Before transferring any funds, you’ll also want to write out an agreement about how shared finances will be separated in the event of a break-up, suggests clinical psychologist and author Dr. Carla Marie Manly. By having a record and designating whether you’d split joint accounts based on income percentage or down the middle, etc., you'll head off problems should the relationship end.

While not every couple plans to get married, the institution of marriage does provide financial protection — and legal recourse — if you combine finances. For this reason, clinical psychologist Dr. Carissa Coulston suggests waiting until you've officially tied the knot. "If you and your partner separate before the wedding takes place and you’ve combined all your funds into a single account, you could end up losing everything if your ex-partner spends every penny and leaves you high and dry," she says.

NOT DESIGNATING SHARED VS. PERSONAL EXPENSES

Make sure you and your partner are on the same page about what should be paid for from a joint account and what should be come from your separate accounts. This can get tricky when you're buying items for the home you share that one of you thinks you really need — but only one of you actually wants (replacing faded bath towels, splurging on high-end bath products or acquiring a fancy cooking gadget, to name a few).

Coulston suggests asking the following questions to determine what’s personal and what’s shared: Is the expense something that both of you need equally? Is it something you both can’t manage without? If the answer to either of those questions is no, then it's probably a personal expense, she says.

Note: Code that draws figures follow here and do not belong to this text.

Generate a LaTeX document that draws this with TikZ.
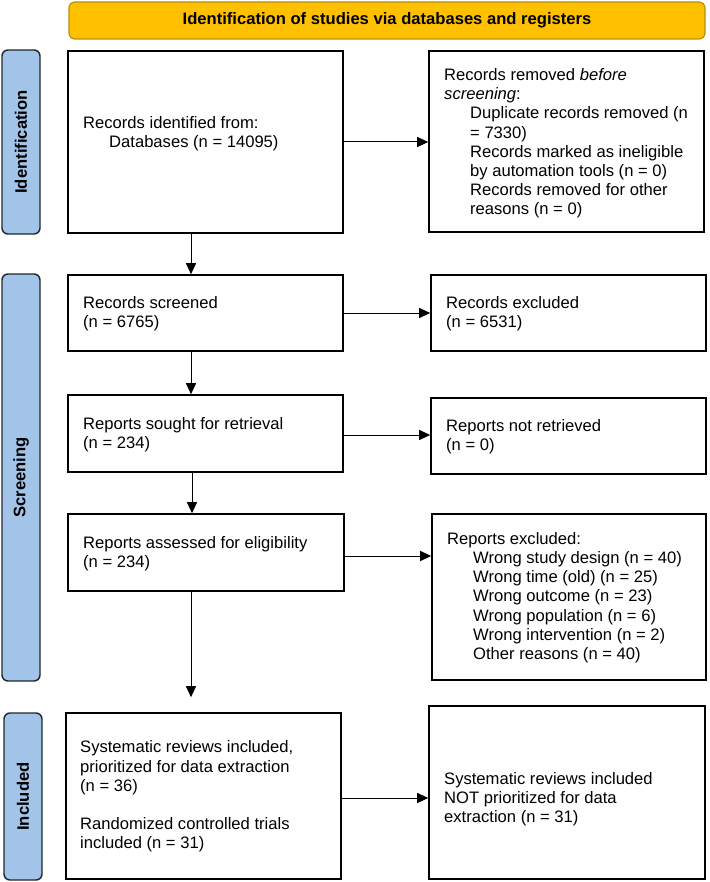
\documentclass[tikz,border=0pt]{standalone}
\usepackage{fontspec}
\setmainfont{Liberation Sans}
\usetikzlibrary{arrows.meta}
\definecolor{gold}{HTML}{FFC000}
\definecolor{goldline}{HTML}{B8900A}
\definecolor{lblue}{HTML}{A2C4E8}
\definecolor{dline}{HTML}{1E2630}
\begin{document}
\begin{tikzpicture}[x=1pt,y=-1pt,
  every node/.style={font=\fontsize{16.6}{19.2}\selectfont},
  flowbox/.style={draw=black, line width=1.6pt, fill=white, rectangle, inner sep=0pt},
  sidelab/.style={draw=dline, line width=1.4pt, fill=lblue, rounded corners=6pt, inner sep=0pt},
  sidetext/.style={rotate=90, font=\fontsize{16.6}{19.2}\selectfont\bfseries},
  txt/.style={anchor=west, align=left, inner sep=0pt},
  conn/.style={draw=black, line width=1pt, -{Triangle[length=11pt,width=10pt]}}
]
\useasboundingbox (0,0) rectangle (709,882);

% banner
\node[draw=goldline, line width=1.2pt, fill=gold, rounded corners=6pt, minimum width=636pt, minimum height=37pt, inner sep=0pt] (banner) at (387,20.5) {};
\node[font=\fontsize{16.6}{19.2}\selectfont\bfseries] (bannertxt) at (387,20.5) {Identification of studies via databases and registers};

% side labels
\node[sidelab, minimum width=38pt, minimum height=184pt] (idlab) at (21,142) {};
\node[sidetext] (idtxt) at (21,142) {Identification};
\node[sidelab, minimum width=38pt, minimum height=407pt] (scrlab) at (21,477.5) {};
\node[sidetext] (scrtxt) at (21,477.5) {Screening};
\node[sidelab, minimum width=38pt, minimum height=167pt] (inclab) at (23,796.5) {};
\node[sidetext] (inctxt) at (23,796.5) {Included};

% boxes
\node[flowbox, minimum width=275pt, minimum height=182pt] (box1) at (205.5,142) {};
\node[flowbox, minimum width=275pt, minimum height=181pt] (box2) at (566.5,141.5) {};
\node[flowbox, minimum width=275pt, minimum height=76pt] (screened) at (205.5,313) {};
\node[flowbox, minimum width=275pt, minimum height=76pt] (excl) at (568.5,313) {};
\node[flowbox, minimum width=275pt, minimum height=77pt] (sought) at (205.5,433.5) {};
\node[flowbox, minimum width=275pt, minimum height=76pt] (notret) at (568.5,436) {};
\node[flowbox, minimum width=276pt, minimum height=77pt] (assessed) at (206,552.5) {};
\node[flowbox, minimum width=274pt, minimum height=166pt] (rexcl) at (569,597) {};
\node[flowbox, minimum width=275pt, minimum height=166pt] (incl) at (203.5,796) {};
\node[flowbox, minimum width=276pt, minimum height=173pt] (notprio) at (567,792.5) {};

% texts
\node[txt] (t1) at (83,133.5) {Records identified from:\\\hspace*{26pt}Databases (n = 14095)};
\node[txt] (t2) at (444,143.5) {Records removed \textit{before}\\\textit{screening}:\\
\hspace*{26pt}Duplicate records removed (n\\\hspace*{26pt}= 7330)\\
\hspace*{26pt}Records marked as ineligible\\\hspace*{26pt}by automation tools (n = 0)\\
\hspace*{26pt}Records removed for other\\\hspace*{26pt}reasons (n = 0)};
\node[txt] (t3) at (83,314) {Records screened\\(n = 6765)};
\node[txt] (t4) at (446,314) {Records excluded\\(n = 6531)};
\node[txt] (t5) at (83,435) {Reports sought for retrieval\\(n = 234)};
\node[txt] (t6) at (446,437) {Reports not retrieved\\(n = 0)};
\node[txt] (t7) at (83,553.5) {Reports assessed for eligibility\\(n = 234)};
\node[txt] (t8) at (447,597.5) {Reports excluded:\\
\hspace*{26pt}Wrong study design (n = 40)\\
\hspace*{26pt}Wrong time (old) (n = 25)\\
\hspace*{26pt}Wrong outcome (n = 23)\\
\hspace*{26pt}Wrong population (n = 6)\\
\hspace*{26pt}Wrong intervention (n = 2)\\
\hspace*{26pt}Other reasons (n = 40)};
\node[txt] (t9) at (80,796.5) {Systematic reviews included,\\prioritized for data extraction\\(n = 36)\\[19.2pt]Randomized controlled trials\\included (n = 31)};
\node[txt] (t10) at (444,799) {Systematic reviews included\\NOT prioritized for data\\extraction (n = 31)};

% connectors
\coordinate (axis) at (191,0);
\coordinate (axisb) at (192,0);
\draw[conn] (box1.south -| axis) -- (screened.north -| axis);
\draw[conn] (screened.south -| axis) -- (sought.north -| axis);
\draw[conn] (sought.south -| axisb) -- (assessed.north -| axisb);
\coordinate (inctop) at ([yshift=15pt]incl.north -| axis);
\draw[conn] (assessed.south -| axis) -- (inctop);

\draw[conn] (box1.east) -- (box1.east -| box2.west);
\draw[conn] (screened.east) -- (screened.east -| excl.west);
\coordinate (sr) at ([yshift=-1.5pt]sought.east);
\draw[conn] (sr) -- (sr -| notret.west);
\coordinate (ar) at ([yshift=-3.5pt]assessed.east);
\draw[conn] (ar) -- (ar -| rexcl.west);
\coordinate (ir) at ([yshift=-2pt]incl.east);
\draw[conn] (ir) -- (ir -| notprio.west);
\end{tikzpicture}
\end{document}
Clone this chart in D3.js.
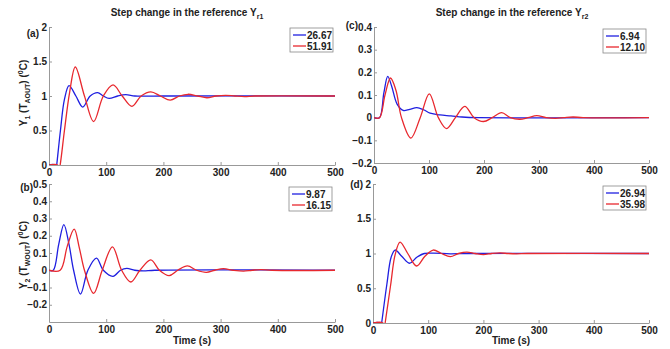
<!DOCTYPE html>
<html>
<head>
<meta charset="utf-8">
<script src="https://cdn.jsdelivr.net/npm/d3@7"></script>
<style>
  body { margin: 0; background: #fff; }
  text { font-family: "Liberation Sans", Arial, sans-serif; font-weight: bold; fill: #222; }
</style>
</head>
<body>
<script>
var width = 670,
  height = 349;

// (a) Y1 response to step in Yr1
var a_blue = [[0,0],[10,0],[12,-0.1],[13.5,0],[20,0.5],[27,0.95],[35,1.15],[47,1.0],[59,0.84],[72,1.0],[85,1.05],[95,1.0],[105,0.965],[120,1.0],[134,1.02],[150,1.0],[170,0.997],[200,1.0],[500,1.0]];
var a_red = [[0,0],[15,0],[17,-0.1],[19.5,0],[27,0.5],[36,1.05],[46,1.42],[62,1.0],[78,0.63],[95,1.0],[112,1.16],[128,1.0],[145,0.85],[161,1.0],[178,1.06],[195,1.0],[212,0.94],[228,1.0],[243,1.025],[260,1.0],[276,0.975],[292,1.0],[309,1.01],[325,1.0],[342,0.992],[360,1.0],[500,1.0]];
// (b) Y2 response to step in Yr1
var b_blue = [[0,0],[7.5,0],[17,0.15],[26,0.265],[35,0.15],[43,0],[55,-0.138],[68,0],[83,0.07],[95,0],[112,-0.035],[125,0],[136,0.011],[150,0],[165,-0.004],[185,0],[500,0]];
var b_red = [[0,0],[19.5,0],[32,0.14],[44,0.238],[53,0.13],[62,0],[78,-0.134],[93,0],[111,0.136],[127,0],[143,-0.068],[159,0],[178,0.06],[193,0],[210,-0.031],[225,0],[242,0.025],[258,0],[275,-0.012],[290,0],[305,0.009],[322,0],[340,-0.005],[355,0],[370,0.004],[390,0],[500,0]];
// (c) Y1 response to step in Yr2
var c_blue = [[0,0],[10,0],[18,0.11],[25,0.182],[32,0.14],[42,0.06],[53,0.032],[65,0.037],[78,0.044],[90,0.035],[102,0.02],[120,0.012],[140,0.008],[160,0.003],[190,0],[500,0]];
var c_red = [[0,0],[10,0],[20,0.1],[30,0.175],[40,0.12],[50,0],[67,-0.09],[84,0],[100.6,0.105],[117,0],[132,-0.048],[148,0],[165,0.05],[182,0],[199,-0.017],[215,0],[232,0.022],[248,0],[265,-0.007],[280,0],[296,0.009],[313,0],[330,-0.003],[345,0],[362,0.003],[380,0],[500,0]];
// (d) Y2 response to step in Yr2
var d_blue = [[0,0],[12,0],[14,-0.1],[15.7,0],[25,0.55],[33,0.95],[40,1.05],[52,0.96],[66,0.86],[80,0.95],[93,1.0],[110,1.005],[140,0.996],[170,1.0],[500,1.0]];
var d_red = [[0,0],[18,0],[20,-0.1],[22,0],[32,0.55],[40,0.98],[49,1.165],[63,1.0],[79,0.82],[94,0.96],[109,1.05],[124,1.0],[140,0.955],[155,1.0],[170,1.02],[185,1.0],[200,0.985],[215,1.0],[230,1.008],[245,1.0],[260,0.996],[280,1.0],[500,1.0]];

var xTicks = [0, 100, 200, 300, 400, 500];
var legends = {a: ["26.67", "51.91"], b: ["9.87", "16.15"], c: ["6.94", "12.10"], d: ["26.94", "35.98"]};

var svg = d3.select("body").append("svg")
  .attr("width", width)
  .attr("height", height);

var defs = svg.append("defs");

var panels = [
  {id: "a", left: 49, right: 335, top: 27, bottom: 165, ydom: [0, 2], yticks: [0, 0.5, 1, 1.5, 2], series: [a_blue, a_red], lx: 290, ly: 28, tx: 39, ty: 37},
  {id: "b", left: 49, right: 335, top: 184, bottom: 322, ydom: [-0.3, 0.5], yticks: [-0.2, -0.1, 0, 0.1, 0.2, 0.3, 0.4, 0.5], series: [b_blue, b_red], lx: 289, ly: 187, tx: 33, ty: 191},
  {id: "c", left: 374, right: 649, top: 27, bottom: 163, ydom: [-0.2, 0.4], yticks: [-0.2, -0.1, 0, 0.1, 0.2, 0.3, 0.4], series: [c_blue, c_red], lx: 603, ly: 29, tx: 358, ty: 29},
  {id: "d", left: 373, right: 649, top: 184, bottom: 323, ydom: [0, 2], yticks: [0, 0.5, 1, 1.5, 2], series: [d_blue, d_red], lx: 603, ly: 186, tx: 363, ty: 188}
];
var colors = ["#1f1fe0", "#e8282e"];

panels.forEach(function(p) {
  var x = d3.scaleLinear().domain([0, 500]).range([p.left, p.right]);
  var y = d3.scaleLinear().domain(p.ydom).range([p.bottom, p.top]);

  defs.append("clipPath").attr("id", "clip-" + p.id)
    .append("rect").attr("x", p.left).attr("y", p.top)
    .attr("width", p.right - p.left).attr("height", p.bottom - p.top);

  var g = svg.append("g");

  var xAxis = g.append("g")
    .attr("transform", "translate(0," + p.bottom + ")")
    .call(d3.axisBottom(x).tickValues(xTicks).tickSizeInner(-3).tickSizeOuter(0).tickPadding(4));
  var yAxis = g.append("g")
    .attr("transform", "translate(" + p.left + ",0)")
    .call(d3.axisLeft(y).tickValues(p.yticks).tickFormat(d3.format("")).tickSizeInner(-3).tickSizeOuter(0).tickPadding(2));
  [xAxis, yAxis].forEach(function(ax) {
    ax.select(".domain").attr("stroke", "#999");
    ax.selectAll(".tick line").attr("stroke", "#999");
    ax.selectAll(".tick text").attr("font-size", 10).attr("fill", "#222")
      .attr("font-family", "Liberation Sans, Arial, sans-serif").attr("font-weight", "bold");
  });

  var line = d3.line()
    .x(function(d) { return x(d[0]); })
    .y(function(d) { return y(d[1]); })
    .curve(d3.curveCatmullRom.alpha(0.5));

  g.append("g").attr("clip-path", "url(#clip-" + p.id + ")")
    .selectAll("path")
    .data(p.series)
    .enter().append("path")
      .attr("d", line)
      .attr("fill", "none")
      .attr("stroke", function(d, i) { return colors[i]; })
      .attr("stroke-width", 1.3);

  // legend
  var lg = g.append("g").attr("transform", "translate(" + p.lx + "," + p.ly + ")");
  lg.append("rect").attr("width", 43).attr("height", 24)
    .attr("fill", "#fff").attr("stroke", "#888").attr("stroke-width", 0.8);
  legends[p.id].forEach(function(t, i) {
    lg.append("line").attr("x1", 3).attr("x2", 16)
      .attr("y1", 7 + i * 11).attr("y2", 7 + i * 11)
      .attr("stroke", colors[i]).attr("stroke-width", 1.3);
    lg.append("text").attr("x", 17).attr("y", 10.5 + i * 11)
      .attr("font-size", 10).text(t);
  });

  g.append("text")
    .attr("x", p.tx).attr("y", p.ty)
    .attr("text-anchor", "end").attr("font-size", 10)
    .text("(" + p.id + ")");
});

// titles
function title(cx, sub) {
  var t = svg.append("text").attr("x", cx).attr("y", 16)
    .attr("text-anchor", "middle").attr("font-size", 10);
  t.append("tspan").text("Step change in the reference Y");
  t.append("tspan").attr("font-size", 7).attr("dy", 3).text(sub);
}
title(187, "r1");
title(512, "r2");

// x axis labels
[[192, 344], [511, 344]].forEach(function(c) {
  svg.append("text").attr("x", c[0]).attr("y", c[1])
    .attr("text-anchor", "middle").attr("font-size", 10).text("Time (s)");
});

// y axis labels
function ylabel(cy, sub1, sub2) {
  var t = svg.append("text")
    .attr("transform", "translate(27," + cy + ") rotate(-90)")
    .attr("text-anchor", "middle").attr("font-size", 10);
  t.append("tspan").text("Y");
  t.append("tspan").attr("font-size", 7).attr("dy", 3).text(sub1);
  t.append("tspan").attr("dy", -3).text(" (T");
  t.append("tspan").attr("font-size", 7).attr("dy", 3).text(sub2);
  t.append("tspan").attr("dy", -3).text(") (");
  t.append("tspan").attr("font-size", 7).attr("dy", -4).text("0");
  t.append("tspan").attr("dy", 4).text("C)");
}
ylabel(93, "1", "AOUT");
ylabel(255, "2", "WOUT");
</script>
</body>
</html>
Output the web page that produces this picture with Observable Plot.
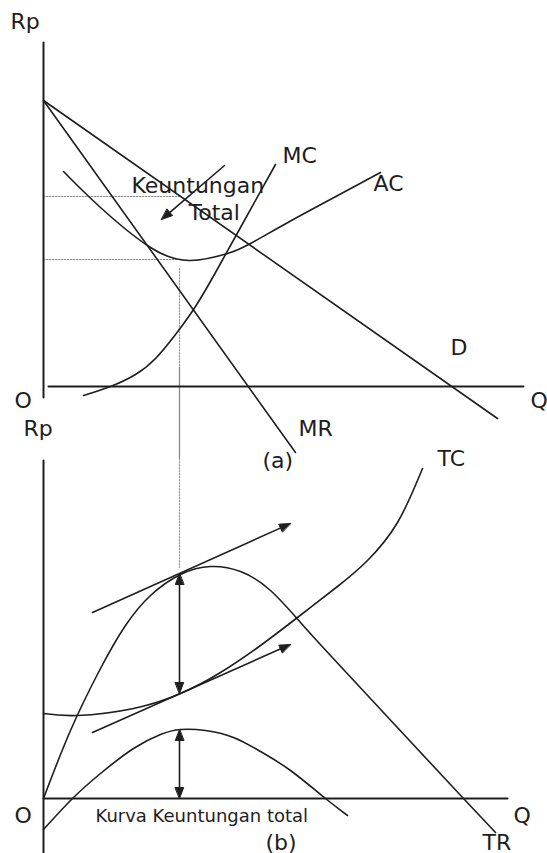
<!DOCTYPE html>
<html><head><meta charset="utf-8">
<script src="https://cdn.jsdelivr.net/npm/d3@7"></script>
<script src="https://cdn.jsdelivr.net/npm/@observablehq/plot@0.6"></script>
<style>html,body{margin:0;padding:0;background:#fff;} svg{display:block}</style>
</head><body><div id="chart"></div>
<script>
// ===== Panel (a): price / cost (Rp) against quantity (Q) =====
const axisA_vertical   = [[0, 8.6], [0, -0.275]];
const axisA_horizontal = [[0.125, 0], [12, 0]];
const demandD          = [[0, 7.15], [11.35, -0.8]];
const marginalRevenueMR = [[0, 7.15], [6.3, -1.65]];
const marginalCostMC   = [[1.0,-0.225],[1.675,0],[2.3,0.3],[2.8,0.7],[3.3,1.3],[3.8,2.0],[4.3,2.85],[4.925,3.975],[5.8,5.55]];
const averageCostAC    = [[0.5,5.375],[1.425,4.475],[2.675,3.475],[3.675,3.15],[4.6,3.325],[5.175,3.575],[6.425,4.275],[8.425,5.35]];
const priceGuide       = [[0,4.75],[3.4,4.75]];
const costGuide        = [[0,3.175],[3.4,3.175]];
const qStarDottedA     = [[3.4,2.95],[3.4,0.475]];
const qStarSolidA      = [[3.4,0.475],[3.4,-1.8]];
const profitArrowA     = {from:[4.525,5.525], to:[2.95,4.175], heads:["end"]};
const labelsA = [
  {text:"Rp", q:-0.825, v:9.125},
  {text:"O",  q:-0.725, v:-0.35},
  {text:"Q",  q:12.175, v:-0.35},
  {text:"MC", q:5.975,  v:5.775},
  {text:"AC", q:8.25,   v:5.075},
  {text:"Keuntungan", q:2.2, v:5.025},
  {text:"Total", q:3.625, v:4.35},
  {text:"D",  q:10.175, v:0.975},
  {text:"MR", q:6.375,  v:-1.05},
  {text:"(a)", q:5.475, v:-1.85}
];

// ===== Panel (b): totals (Rp) against quantity (Q) =====
const axisB_vertical   = [[0, 8.45], [0, -1.35]];
const axisB_horizontal = [[0, 0], [11.6, 0]];
const totalCostTC      = [[0,2.125],[0.85,2.075],[2.25,2.25],[3.425,2.625],[4.425,3.15],[5.425,3.825],[6.35,4.525],[7.35,5.3],[8.1,5.95],[8.85,6.9],[9.475,8.25]];
const totalRevenueTR   = [[0,0],[0.675,1.7],[1.425,3.25],[2.05,4.325],[2.675,5.075],[3.425,5.6],[4.175,5.8],[4.925,5.675],[5.675,5.2],[6.425,4.4],[7.175,3.575],[8.8,1.825],[10.5,0],[11.3,-0.85]];
const totalProfit      = [[0,-0.775],[0.725,0],[1.425,0.625],[2.25,1.25],[2.925,1.6],[3.425,1.725],[4.05,1.7],[4.75,1.525],[5.425,1.175],[6.175,0.7],[7.05,0],[7.6,-0.425]];
const qStarDottedB     = [[3.4,8.5],[3.4,5.775]];
const arrowsB = [
  {from:[1.225,4.65], to:[6.175,6.875], heads:["end"]},
  {from:[1.225,1.65], to:[6.175,3.85],  heads:["end"]},
  {from:[3.4,5.625],  to:[3.4,2.625],   heads:["start","end"]},
  {from:[3.4,1.725],  to:[3.4,0],       heads:["start","end"]}
];
const labelsB = [
  {text:"Rp", q:-0.5,   v:9.25},
  {text:"O",  q:-0.725, v:-0.425},
  {text:"Q",  q:11.75,  v:-0.425},
  {text:"TC", q:9.85,   v:8.5},
  {text:"TR", q:10.975, v:-1.1},
  {text:"(b)", q:5.55,  v:-1.1}
];
const captionB = [{text:"Kurva Keuntungan total", q:1.3, v:-0.45}];

// panel (b) sits below panel (a): shift its value axis
const B_OFFSET = 10.3;
const lowerPt = ([q, v]) => [q, v - B_OFFSET];
const lower = pts => pts.map(lowerPt);
const lowerLabels = arr => arr.map(d => ({...d, v: d.v - B_OFFSET}));
const lowerArrow = a => ({...a, from: lowerPt(a.from), to: lowerPt(a.to)});

// arrowheads as filled triangles (x and y share the same pixels per unit)
const HEAD_L = 11/40, HEAD_W = 4.2/40;
function headTri(tip, tail, id) {
  const dx = tip[0]-tail[0], dy = tip[1]-tail[1], n = Math.hypot(dx, dy);
  const ux = dx/n, uy = dy/n, bx = tip[0]-ux*HEAD_L, by = tip[1]-uy*HEAD_L;
  return [
    {id, q: tip[0], v: tip[1]},
    {id, q: bx - uy*HEAD_W, v: by + ux*HEAD_W},
    {id, q: bx + uy*HEAD_W, v: by - ux*HEAD_W}
  ];
}
const allArrows = [profitArrowA, ...arrowsB.map(lowerArrow)];
const shafts = [], heads = [];
allArrows.forEach((a, i) => {
  let s = a.from.slice(), e = a.to.slice();
  const dx = e[0]-s[0], dy = e[1]-s[1], n = Math.hypot(dx, dy);
  const ux = dx/n, uy = dy/n;
  if (a.heads.includes("end")) { heads.push(...headTri(a.to, a.from, "e"+i)); e = [e[0]-ux*HEAD_L*0.8, e[1]-uy*HEAD_L*0.8]; }
  if (a.heads.includes("start")) { heads.push(...headTri(a.from, a.to, "s"+i)); s = [s[0]+ux*HEAD_L*0.8, s[1]+uy*HEAD_L*0.8]; }
  shafts.push({id:i, q:s[0], v:s[1]}, {id:i, q:e[0], v:e[1]});
});

const ink = "#1e1e1e";
const seg = (pts, opts = {}) => Plot.line(pts, {x: d => d[0], y: d => d[1], stroke: ink, strokeWidth: 1.6, ...opts});
const curve = (pts, opts = {}) => seg(pts, {curve: "natural", ...opts});
const font = "DejaVu Sans, Verdana, sans-serif";

const chart = Plot.plot({
  width: 547, height: 853, margin: 0,
  x: {domain: [0, 12], range: [43, 523], axis: null},
  y: {domain: [0, 8.6], range: [386, 42], axis: null},
  style: {fontFamily: font, background: "#fff", overflow: "visible"},
  marks: [
    // guides
    seg(priceGuide, {stroke: "#888", strokeWidth: 1, strokeDasharray: "1.5,1.5"}),
    seg(costGuide, {stroke: "#888", strokeWidth: 1, strokeDasharray: "1.5,1.5"}),
    seg(qStarDottedA, {stroke: "#999", strokeWidth: 1.2, strokeDasharray: "1.5,1.5"}),
    seg(qStarSolidA, {stroke: "#888", strokeWidth: 1.3}),
    seg(lower(qStarDottedB), {stroke: "#999", strokeWidth: 1.2, strokeDasharray: "1.5,1.5"}),
    // axes
    seg(axisA_vertical, {strokeWidth: 2}),
    seg(axisA_horizontal, {strokeWidth: 2}),
    seg(lower(axisB_vertical), {strokeWidth: 2}),
    seg(lower(axisB_horizontal), {strokeWidth: 2}),
    // panel a curves
    seg(demandD),
    seg(marginalRevenueMR),
    curve(marginalCostMC),
    curve(averageCostAC),
    // panel b curves
    curve(lower(totalCostTC)),
    curve(lower(totalRevenueTR)),
    curve(lower(totalProfit)),
    // arrows
    Plot.line(shafts, {x: "q", y: "v", z: "id", stroke: ink, strokeWidth: 1.6}),
    Plot.line(heads, {x: "q", y: "v", z: "id", fill: ink, stroke: ink, strokeWidth: 1, curve: "linear-closed"}),
    // labels
    Plot.text(labelsA, {x: "q", y: "v", text: "text", textAnchor: "start", lineAnchor: "middle", fontSize: 22, fill: ink}),
    Plot.text(lowerLabels(labelsB), {x: "q", y: "v", text: "text", textAnchor: "start", lineAnchor: "middle", fontSize: 22, fill: ink}),
    Plot.text(lowerLabels(captionB), {x: "q", y: "v", text: "text", textAnchor: "start", lineAnchor: "middle", fontSize: 18, fill: ink})
  ]
});
document.getElementById("chart").appendChild(chart);
</script>
</body></html>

"Sharing is an important part of any relationship, but spending joint money on personal expenses could end up looking like you’re taking advantage of your partner," she adds. "They may begin to feel used and even cheated. And eventually that kind of resentment is going to cause a major disruption."

Set aside a specific time for meetings on important issues like finances — ideally a weekend morning when stress is low and attention is high.

FAILING TO ESTABLISH SPENDING AND SAVING GOALS

Setting up joint accounts without planning for major goals can cause trouble if your money objectives don't match — if, say, you'd like to save for a home within the next year but your partner would prefer to use extra money for vacations.

Have candid conversations with your partner. "Set aside a specific time for meetings on important issues like finances — ideally a weekend morning when stress is low and attention is high," Manly says. If you find that one of you is more of a spender and the other is more of a saver, use that as an opportunity to practice working together as a team.

"Take a collaborative approach to negotiate an ideal money plan," she advises. "The saver might be honored by having a long-term saving plan adopted, while the spender might feel honored knowing that every month a certain sum has been allotted to fun purchases."

HIDING BAD HABITS OR KEEPING SECRETS

Keeping secrets isn’t good for a relationship. If you and your partner have different financial habits, it can be tempting to hide away extra spending (or saving) money. Similarly, if you have a great deal of debt, coming clean to your partner can be difficult.

But not disclosing the truth is far more damaging.

"Financial secrets take an added toll due to the effect they have on a sense of both physical and emotional security," Manly explains. For example, if one person secretly spends so much money that the habit impacts their ability to make the mortgage payment, this will affect both emotional safety (feelings of betrayal) and literal safety (secure housing) for their partner.

NOT BEING ON THE SAME PAGE ABOUT HELPING OTHERS

Couples should address their plan of action if (and when) a friend or family member asks for financial assistance.

"Not doing this can create resentment, can present the opportunity to keep secrets about loans or monetary gifts to relatives, and can violate an otherwise healthy, comprehensive trust that the couple have built," says author Byron Tully.

Given that it’s possible loans to family members and friends may never be repaid, deciding how to handle requests in advance can prevent major conflict.